With profits high and customers happy, companies like Zara have little reason to slow down. Instead, advocates like Cline, Leonard and Siegle are working to raise awareness with hopes that buyers will change their ways and the constant consumption cycle will eventually break. To some degree, their plan may already be working: companies such as Topshop and H&M have already started to develop their own eco-friendly lines. However, only time will reveal whether these efforts are merely PR stunts or blueprints for bigger change within infamously fast-fashion corporations.
Meanwhile, us consumers might be left feeling somewhat helpless - or, in my case, watching all the fashionable Spaniards in their endless supply of up-to-date styles. Cline offers her own solutions, such as purchasing second-hand, altering items, buying from emerging or indie designers, organising clothes swaps or rentals, and simply spending a little more on high-quality pieces with a longer life span. Whilst these are not the ultimate solutions, Cline is certainly excited, by her own admission, to see what creative alternatives will be inspired by the growing drive for change.
Initially, it might be a rough sell, as Cline admits in an interview with Boston magazine regarding more time-consuming tasks like second-hand shopping. "The reality is that you have to be prepared to put a lot of time into it. I think the hunt is a big part of the fun." Sure, the hunt might be fun for some, but most of us these days expect to find and get exactly what we are looking for at the simple click of a mouse.
This is becoming increasingly possible, with the introduction of companies to the marketplace such as Fashioning Change, which brilliantly bridges the gap between convenience and the traditionally tedious task of scoring slower, greener, more socially-responsible purchases. Online shoppers can easily find stylish alternatives to their favourite fashions in a side-by-side showdown between the two options, and, of course, without the "hunt." Perhaps this is exactly the kind of ingenuity that Cline has been hoping for.

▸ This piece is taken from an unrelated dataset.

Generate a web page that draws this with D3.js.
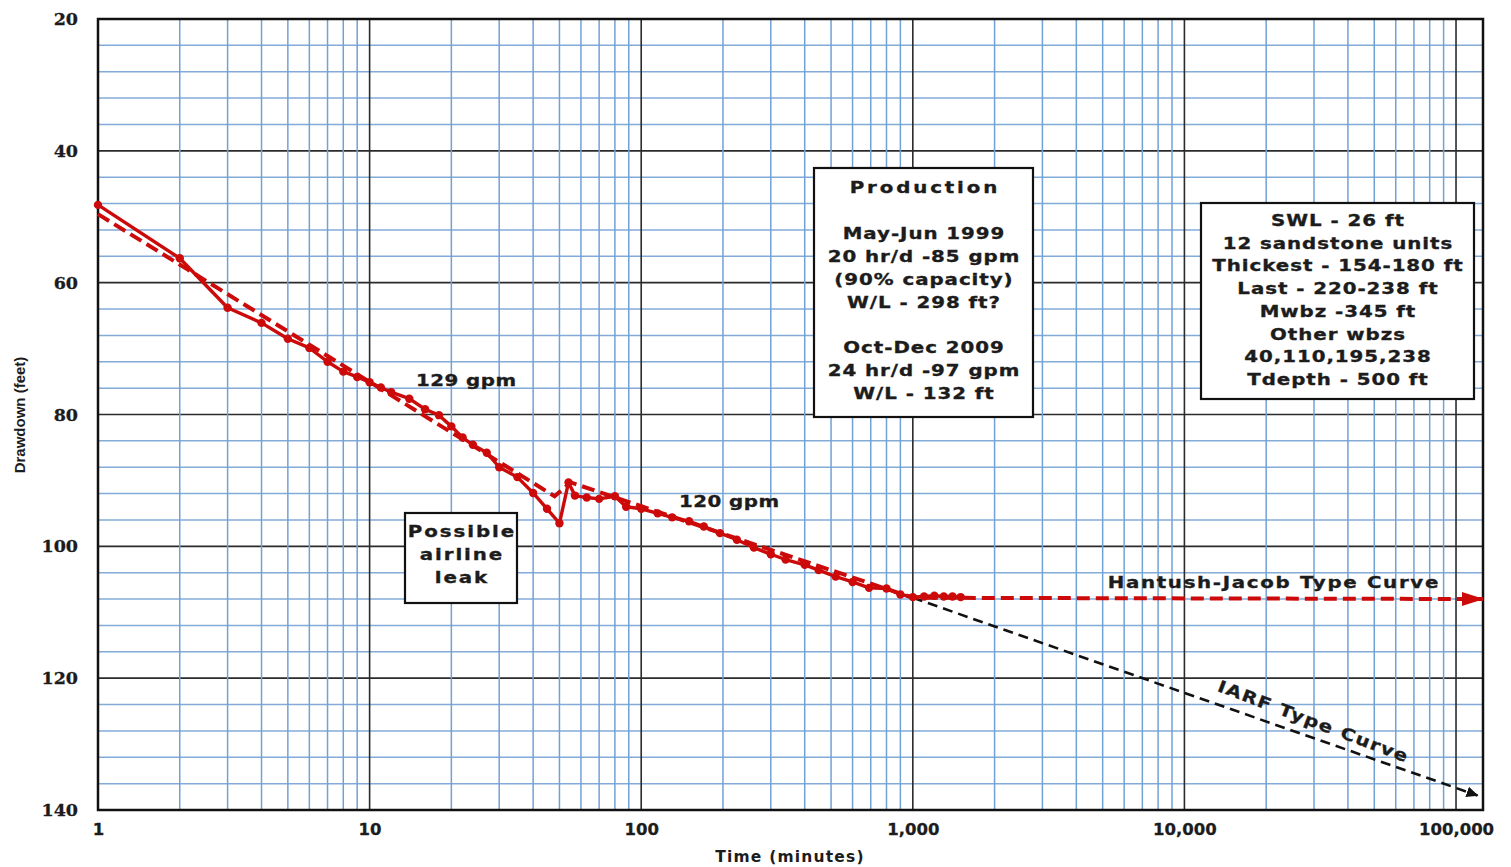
<!DOCTYPE html>
<html>
<head>
<meta charset="utf-8">
<script src="https://cdn.jsdelivr.net/npm/d3@7"></script>
<style>
  body { margin: 0; background: #ffffff; }
  svg { display: block; }
</style>
</head>
<body>
<svg id="chart" width="1511" height="867"></svg>
<script>
// Pumping test: drawdown (ft) vs elapsed time (min), semilog
const measuredTime = [1, 2, 3, 4, 5, 6, 7, 8, 9, 10, 11, 12, 14, 16, 18, 20, 22, 24, 27, 30, 35, 40, 45, 50, 54, 57, 63, 70, 80, 88, 100, 115, 130, 150, 170, 195, 225, 260, 300, 340, 400, 450, 520, 600, 690, 800, 900, 1000, 1100, 1200, 1300, 1400, 1500];
const measuredDrawdown = [48.2, 56.3, 63.8, 66.1, 68.5, 69.9, 72.0, 73.5, 74.3, 75.1, 75.9, 76.6, 77.6, 79.2, 80.1, 81.8, 83.5, 84.6, 85.8, 88.0, 89.5, 91.9, 94.3, 96.5, 90.3, 92.3, 92.6, 92.8, 92.4, 94.0, 94.3, 95.0, 95.6, 96.2, 97.0, 98.0, 99.0, 100.2, 101.2, 102.0, 102.8, 103.6, 104.6, 105.4, 106.3, 106.4, 107.3, 107.7, 107.6, 107.5, 107.6, 107.6, 107.7];

// Fitted straight-line segments (129 gpm, 120 gpm) then Hantush-Jacob plateau
const fitTime = [1, 48, 55, 1000, 125700];
const fitDrawdown = [49.6, 92.4, 90.3, 107.8, 108.0];

// Infinite-acting radial flow extension
const iarfTime = [1000, 120000];
const iarfDrawdown = [107.8, 137.8];

const xTickValues = [1, 10, 100, 1000, 10000, 100000];
const xTickLabels = ["1", "10", "100", "1,000", "10,000", "100,000"];
const yTickValues = [20, 40, 60, 80, 100, 120, 140];

const productionNotes = ["Production", "", "May-Jun 1999", "20 hr/d -85 gpm", "(90% capacity)", "W/L - 298 ft?", "", "Oct-Dec 2009", "24 hr/d -97 gpm", "W/L - 132 ft"];
const wellNotes = ["SWL - 26 ft", "12 sandstone units", "Thickest - 154-180 ft", "Last - 220-238 ft", "Mwbz -345 ft", "Other wbzs", "40,110,195,238", "Tdepth - 500 ft"];
const leakNote = ["Possible", "airline", "leak"];
const rateLabels = ["129 gpm", "120 gpm"];
const curveLabels = ["Hantush-Jacob Type Curve", "IARF Type Curve"];

const RED = "#cc0a0a";
const INK = "#1c1c1c";
const LABEL_FONT = "'DejaVu Sans', Verdana, sans-serif";
const WIDEN = 1.2;   // horizontal stretch applied to annotation lettering

const svg = d3.select("#chart");
const plot = { left: 98, right: 1483, top: 19, bottom: 810 };

const x = d3.scaleLog().domain([1, 125700]).range([plot.left, plot.right]);
const y = d3.scaleLinear().domain([20, 140]).range([plot.top, plot.bottom]);

// ---- grid ----
const grid = svg.append("g");
const hLines = d3.range(24, 140, 4);
grid.selectAll("line.h").data(hLines).join("line")
  .attr("x1", plot.left).attr("x2", plot.right)
  .attr("y1", d => y(d)).attr("y2", d => y(d))
  .attr("stroke", d => d % 20 === 0 ? "#2b2b2b" : "#82abd8")
  .attr("stroke-width", d => d % 20 === 0 ? 1.6 : 1.5);

const vMinor = [];
for (let k = 0; k < 5; k++) for (let m = 2; m <= 9; m++) vMinor.push(m * Math.pow(10, k));
grid.selectAll("line.vm").data(vMinor).join("line")
  .attr("x1", d => x(d)).attr("x2", d => x(d))
  .attr("y1", plot.top).attr("y2", plot.bottom)
  .attr("stroke", "#72a1d6").attr("stroke-width", 1.5);
grid.selectAll("line.vM").data(xTickValues.slice(1)).join("line")
  .attr("x1", d => x(d)).attr("x2", d => x(d))
  .attr("y1", plot.top).attr("y2", plot.bottom)
  .attr("stroke", "#2b2b2b").attr("stroke-width", 1.6);

svg.append("rect")
  .attr("x", plot.left).attr("y", plot.top)
  .attr("width", plot.right - plot.left).attr("height", plot.bottom - plot.top)
  .attr("fill", "none").attr("stroke", "#111").attr("stroke-width", 2.5);

// ---- axes ----
const xAxis = svg.append("g")
  .attr("transform", `translate(0,${plot.bottom})`)
  .call(d3.axisBottom(x).tickValues(xTickValues)
    .tickFormat((d, i) => xTickLabels[i]).tickSize(0).tickPadding(13));
xAxis.select(".domain").remove();
xAxis.selectAll("text")
  .attr("font-family", LABEL_FONT).attr("font-weight", "bold")
  .attr("font-size", 16.5).attr("fill", INK)
  .attr("stroke", INK).attr("stroke-width", 0.3);

const yAxis = svg.append("g")
  .attr("transform", `translate(${plot.left},0)`)
  .call(d3.axisLeft(y).tickValues(yTickValues).tickSize(0).tickPadding(20));
yAxis.select(".domain").remove();
yAxis.selectAll("text")
  .attr("font-family", "'DejaVu Serif', 'Liberation Serif', serif")
  .attr("font-weight", "bold").attr("font-size", 17.5).attr("fill", INK)
  .attr("stroke", INK).attr("stroke-width", 0.3);

svg.append("text")
  .attr("x", 790).attr("y", 862).attr("text-anchor", "middle")
  .attr("font-family", LABEL_FONT).attr("font-weight", "bold")
  .attr("font-size", 15.5).attr("letter-spacing", 1.2).attr("fill", INK)
  .text("Time (minutes)");

svg.append("text")
  .attr("transform", "translate(25,415) rotate(-90)")
  .attr("text-anchor", "middle")
  .attr("font-family", "'Liberation Sans', Arial, sans-serif").attr("font-weight", "bold")
  .attr("font-size", 15).attr("fill", INK)
  .text("Drawdown (feet)");

// ---- arrowheads ----
const defs = svg.append("defs");
defs.append("marker").attr("id", "redArrow")
  .attr("markerUnits", "userSpaceOnUse").attr("viewBox", "0 -8 22 16")
  .attr("markerWidth", 22).attr("markerHeight", 16)
  .attr("refX", 21).attr("refY", 0).attr("orient", "auto")
  .append("path").attr("d", "M0,-7L22,0L0,7Z").attr("fill", RED);
defs.append("marker").attr("id", "blackArrow")
  .attr("markerUnits", "userSpaceOnUse").attr("viewBox", "0 -6 12 12")
  .attr("markerWidth", 12).attr("markerHeight", 12)
  .attr("refX", 11).attr("refY", 0).attr("orient", "auto")
  .append("path").attr("d", "M0,-5.5L12,0L0,5.5Z").attr("fill", "#111");

const line = d3.line().x(d => x(d[0])).y(d => y(d[1]));

// IARF type curve
svg.append("path")
  .datum(d3.zip(iarfTime, iarfDrawdown))
  .attr("d", line).attr("fill", "none")
  .attr("stroke", "#111").attr("stroke-width", 2.6)
  .attr("stroke-dasharray", "10,6")
  .attr("marker-end", "url(#blackArrow)");

// Fitted curve
svg.append("path")
  .datum(d3.zip(fitTime, fitDrawdown))
  .attr("d", line).attr("fill", "none")
  .attr("stroke", RED).attr("stroke-width", 4)
  .attr("stroke-dasharray", "13,6")
  .attr("marker-end", "url(#redArrow)");

// Measured drawdown
const measured = d3.zip(measuredTime, measuredDrawdown);
svg.append("path")
  .datum(measured)
  .attr("d", line).attr("fill", "none")
  .attr("stroke", RED).attr("stroke-width", 3.4).attr("stroke-linejoin", "round");
svg.append("g").selectAll("circle").data(measured).join("circle")
  .attr("cx", d => x(d[0])).attr("cy", d => y(d[1])).attr("r", 4.2)
  .attr("fill", RED);

// ---- annotations ----
// one line of widened bold lettering centred on (cx, baseline)
function label(parent, txt, cx, baseline, spacing, size) {
  return parent.append("text")
    .attr("transform", `translate(${cx},${baseline}) scale(${WIDEN},1)`)
    .attr("x", spacing / 2).attr("text-anchor", "middle")
    .attr("font-family", LABEL_FONT).attr("font-weight", "bold")
    .attr("font-size", size || 16.5).attr("letter-spacing", spacing)
    .attr("fill", INK).attr("stroke", INK).attr("stroke-width", 0.35)
    .text(txt);
}

function noteBox(lines, box, firstBaseline, lineStep, spacing) {
  const g = svg.append("g");
  g.append("rect")
    .attr("x", box[0]).attr("y", box[1])
    .attr("width", box[2] - box[0]).attr("height", box[3] - box[1])
    .attr("fill", "#fff").attr("stroke", "#111").attr("stroke-width", 2.2);
  const cx = (box[0] + box[2]) / 2;
  lines.forEach((t, i) => { if (t) label(g, t, cx, firstBaseline + i * lineStep, spacing); });
  return g;
}

const prod = noteBox(productionNotes, [814, 168, 1033, 417], 193, 22.9, 0.8);
prod.select("text").attr("letter-spacing", 2.4).attr("x", 1.2);
noteBox(wellNotes, [1201, 203, 1474, 399], 226, 22.7, 0.8);
noteBox(leakNote, [405, 513, 517, 603], 537, 23, 1.6);

label(svg, rateLabels[0], 466, 386, 0.4);
label(svg, rateLabels[1], 729, 507, 0.4);
label(svg, curveLabels[0], 1273, 588, 1.4);

// IARF label follows the slope of its line
const p0 = [x(iarfTime[0]), y(iarfDrawdown[0])];
const p1 = [x(iarfTime[1]), y(iarfDrawdown[1])];
const ang = Math.atan2(p1[1] - p0[1], p1[0] - p0[0]) * 180 / Math.PI;
const lx = 1308, ly = p0[1] + (lx - p0[0]) * (p1[1] - p0[1]) / (p1[0] - p0[0]);
svg.append("text")
  .attr("transform", `translate(${lx},${ly}) rotate(${ang + 1.5}) translate(0,-10) scale(${WIDEN},1)`)
  .attr("text-anchor", "middle")
  .attr("font-family", LABEL_FONT).attr("font-weight", "bold")
  .attr("font-size", 16.5).attr("letter-spacing", 1.2)
  .attr("fill", INK).attr("stroke", INK).attr("stroke-width", 0.35)
  .text(curveLabels[1]);
</script>
</body>
</html>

At the end of the day, whether Zara goes green, or business-savvy companies like Fashioning Change help us shop with a conscience, ultimately, only paying customers can truly slow down the fast fashion cycle. We might have to forget the weekly binges on fresh-from-the-factory garments, and instead find joy in reinventing an old look, buying vintage, or investing in a classic high-quality piece. Now, if only the streets of Spain were more tempted to slow down.